Because every food product varies widely in terms of raw materials required to produce them, there’s no consensus on what the average cost is to start a business like Singing Hills Goat Dairy or Seven Sundays. For example, Barnstable says, most food purveyors need access to a commercial kitchen, pricing for which varies from by-the-hour to monthly fees of $2,000–4,000. It depends on how much time you need and how much R&D you need to do.
For her own business, Barnstable found a creative solution. “I was lucky and had a friend with a restaurant that I could work in, and so spent about $200–300 a month at the beginning,” she says.
The scale of one’s business affects costs, too. When she was first starting out, Barnstable paid one dollar for each compostable bag used to package her muesli. Now that business has scaled up and she’s buying a larger quantity, she pays about 10 cents per bag.
And then, Barnstable continues, there are the myriad costs that many first-time entrepreneurs don’t think about: getting licensed, obtaining a food manager’s certificate, paying for a facility inspection if it’s not already certified, getting insurance, creating a website, locking in a food scientist. In the end, a project can cost anywhere from a few hundred dollars to a few thousand, depending on its complexity.
For operations of smaller scales, there are different decision points to consider. Reeck points to the cost of caring for goats as an example and explains why their herd is smaller now than it was 10 years ago. “It takes about $10,000 each year to feed the goats and provide veterinary care. We started with 30 milking goats, then went to 20, and now we’re closer to 15,” she says. “We’d need about 50 goats to make our cheese. But milking 50 goats twice a day is too much for two people, so we buy milk from a neighbor. […] We tell our customers that we buy from a neighbor, so we’re transparent about that. It costs about $8,000–10,000 each year to buy that milk, but it would cost more to have more goats and hire people to milk them.”
Despite the hurdles—many of which can seem overwhelming and daunting—Pradhan says she’s seen many companies like Seven Sundays and Singing Hills flourish and encourages anyone interested to pursue their dream. “I don’t want to deter anyone,” she says. “Right now is an incredible time for food and beverage businesses. If you’ve got something unique, go, go, go!”
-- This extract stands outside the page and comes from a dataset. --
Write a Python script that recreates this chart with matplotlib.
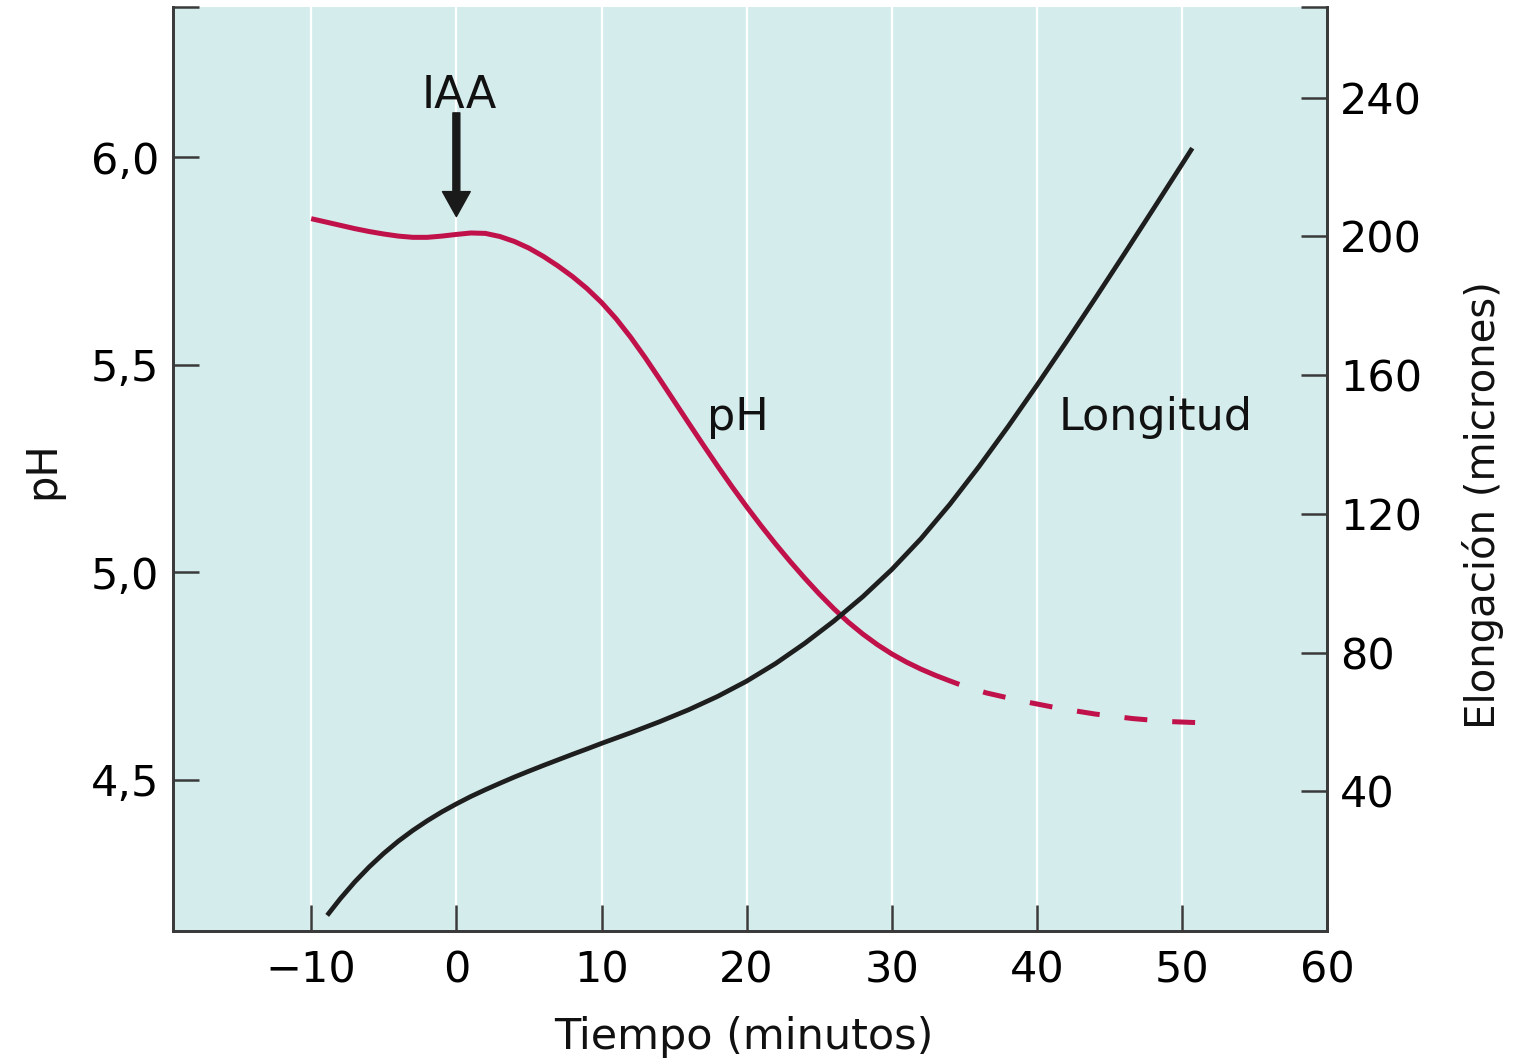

Correction: A previous version of this article incorrectly mentioned a former colleague who was involved with operations at Singing Hill Goat Dairy. She is no longer involved and the article has been edited to reflect this. Additionally, Singing Hills Goat Dairy is licensed by both the Department of Agriculture and the City of Minneapolis, according to state and city laws as required of dairy producers, and is no way associated with the Minnesota Cottage Food Law.